Sejarah Desa Sidorejo tidak bisa dilepaskan dari kisah panjang perjuangan bangsa Indonesia melawan penjajah Belanda. Awal mula berdirinya desa ini berhubungan erat dengan Perang Diponegoro (1825–1830), salah satu perang terbesar di Pulau Jawa yang melibatkan seluruh rakyat pribumi melawan penjajah Belanda di bawah pimpinan Jenderal De Kock. Perang yang dipimpin oleh Pangeran Diponegoro ini membuat Belanda harus menghadapi perlawanan sengit selama lima tahun, hingga akhirnya Diponegoro ditangkap dan diasingkan ke Makassar pada tahun 1830.

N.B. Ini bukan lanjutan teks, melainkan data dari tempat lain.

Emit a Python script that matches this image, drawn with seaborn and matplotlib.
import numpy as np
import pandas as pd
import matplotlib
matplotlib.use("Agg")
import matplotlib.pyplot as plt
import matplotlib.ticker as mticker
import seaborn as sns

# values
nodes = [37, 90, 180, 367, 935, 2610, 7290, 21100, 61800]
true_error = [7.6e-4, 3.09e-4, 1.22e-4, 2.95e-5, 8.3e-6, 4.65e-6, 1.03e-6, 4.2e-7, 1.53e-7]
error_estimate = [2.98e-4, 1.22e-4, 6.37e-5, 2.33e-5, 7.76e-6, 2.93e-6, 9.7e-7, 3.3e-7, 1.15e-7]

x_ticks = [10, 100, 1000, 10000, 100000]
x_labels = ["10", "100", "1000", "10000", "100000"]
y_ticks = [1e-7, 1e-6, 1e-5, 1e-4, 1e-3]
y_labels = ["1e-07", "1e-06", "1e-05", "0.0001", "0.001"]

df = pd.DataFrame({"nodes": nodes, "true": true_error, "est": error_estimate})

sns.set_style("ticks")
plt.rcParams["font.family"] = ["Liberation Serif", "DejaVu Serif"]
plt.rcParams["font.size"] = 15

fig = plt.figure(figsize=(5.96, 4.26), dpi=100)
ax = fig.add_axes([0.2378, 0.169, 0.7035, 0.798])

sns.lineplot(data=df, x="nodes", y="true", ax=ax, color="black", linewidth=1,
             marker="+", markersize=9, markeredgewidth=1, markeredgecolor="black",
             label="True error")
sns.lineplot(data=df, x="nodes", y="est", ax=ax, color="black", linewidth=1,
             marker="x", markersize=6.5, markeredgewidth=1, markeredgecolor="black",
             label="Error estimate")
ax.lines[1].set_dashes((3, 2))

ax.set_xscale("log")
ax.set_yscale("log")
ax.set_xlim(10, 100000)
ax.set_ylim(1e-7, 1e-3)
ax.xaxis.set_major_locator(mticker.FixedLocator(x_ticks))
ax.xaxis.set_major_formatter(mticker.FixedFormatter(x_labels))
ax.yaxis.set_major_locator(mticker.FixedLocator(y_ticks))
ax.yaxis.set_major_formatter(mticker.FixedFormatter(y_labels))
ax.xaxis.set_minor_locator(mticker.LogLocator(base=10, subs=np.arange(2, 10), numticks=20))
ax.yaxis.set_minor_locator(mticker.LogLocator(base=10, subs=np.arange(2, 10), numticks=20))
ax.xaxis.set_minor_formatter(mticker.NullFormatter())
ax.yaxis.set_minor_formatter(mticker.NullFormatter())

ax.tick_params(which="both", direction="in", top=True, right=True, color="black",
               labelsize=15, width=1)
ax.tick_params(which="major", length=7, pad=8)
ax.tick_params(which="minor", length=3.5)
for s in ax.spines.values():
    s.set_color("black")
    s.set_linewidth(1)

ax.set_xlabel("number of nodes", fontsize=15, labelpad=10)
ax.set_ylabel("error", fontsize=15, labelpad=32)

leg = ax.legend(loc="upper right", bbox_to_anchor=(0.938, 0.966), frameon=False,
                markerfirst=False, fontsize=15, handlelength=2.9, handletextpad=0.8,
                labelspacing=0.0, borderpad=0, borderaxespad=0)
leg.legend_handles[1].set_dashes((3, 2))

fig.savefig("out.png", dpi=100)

Pelarian Pasukan Diponegoro ke Malang
Setelah Perang Jawa berakhir, sisa pasukan Diponegoro menyebar ke berbagai daerah. Salah satu kelompok yang dipimpin oleh Ki Ageng Sentono bergerak ke arah timur melalui Kadipaten Balitar, Gunung Kawi, hingga Kadipaten Malang. Dari Singosari mereka menuju Sengguruh, lalu ke Brang Wetan, karena Malang dianggap tidak aman. Pada Senin Pon, 6 Agustus 1832, rombongan sampai di sebuah tepi sungai berair jernih. Tempat ini kemudian dinamakan Dumpul, karena sering dijadikan pusat berkumpul dan menyusun strategi perang. Dumpul bahkan tercatat hingga tahun 2000 masih terkait dengan tanah milik pejuang kemerdekaan Brigade Imam Utomo.
Asal Usul Nama Melo’an, Glongsor, dan Konang
Perjalanan pasukan Ki Ageng Sentono berlanjut ke sebuah daerah teduh di bawah pohon beringin besar. Karena kebaikan dan sikap arif Ki Ageng Sentono, masyarakat menamai daerah itu Melo’an (dari kata Jawa melok-melok yang berarti ikut).
Namun, Belanda kembali melakukan penyerangan. Ki Ageng Sentono dan pasukannya terpaksa mundur ke hutan penuh pohon waru. Di tempat itu, mereka melakukan ibadah sholat Ashar. Gerakan sujud yang asing bagi penduduk setempat (yang kala itu masih menganut Animisme dan Hindu Kuno) disebut ndlosor. Dari situlah muncul nama Glongsor, yang kemudian melekat sebagai nama daerah tersebut.
Tidak berhenti di sana, rombongan melanjutkan perjalanan ke utara dan tiba di daerah yang kini dikenal sebagai Dusun Konang. Nama Konang diambil dari hewan kunang-kunang yang banyak dijumpai di sana. Masyarakat mengibaratkan Ki Ageng Sentono seperti kunang-kunang yang selalu memberi cahaya bagi orang-orang di sekitarnya.
Lahirnya Desa Sidorejo
Seiring berjalannya waktu, daerah yang awalnya sepi mulai ramai dan berkembang. Dalam bahasa Jawa, kondisi ini disebut “Rejo” yang berarti ramai atau makmur. Pada masa pemerintahan Adipati Raden Ario Notodiningrat II, tepatnya pada Senin Wage, 11 Juli 1842, wilayah tersebut resmi diberi nama Desa Sidorejo.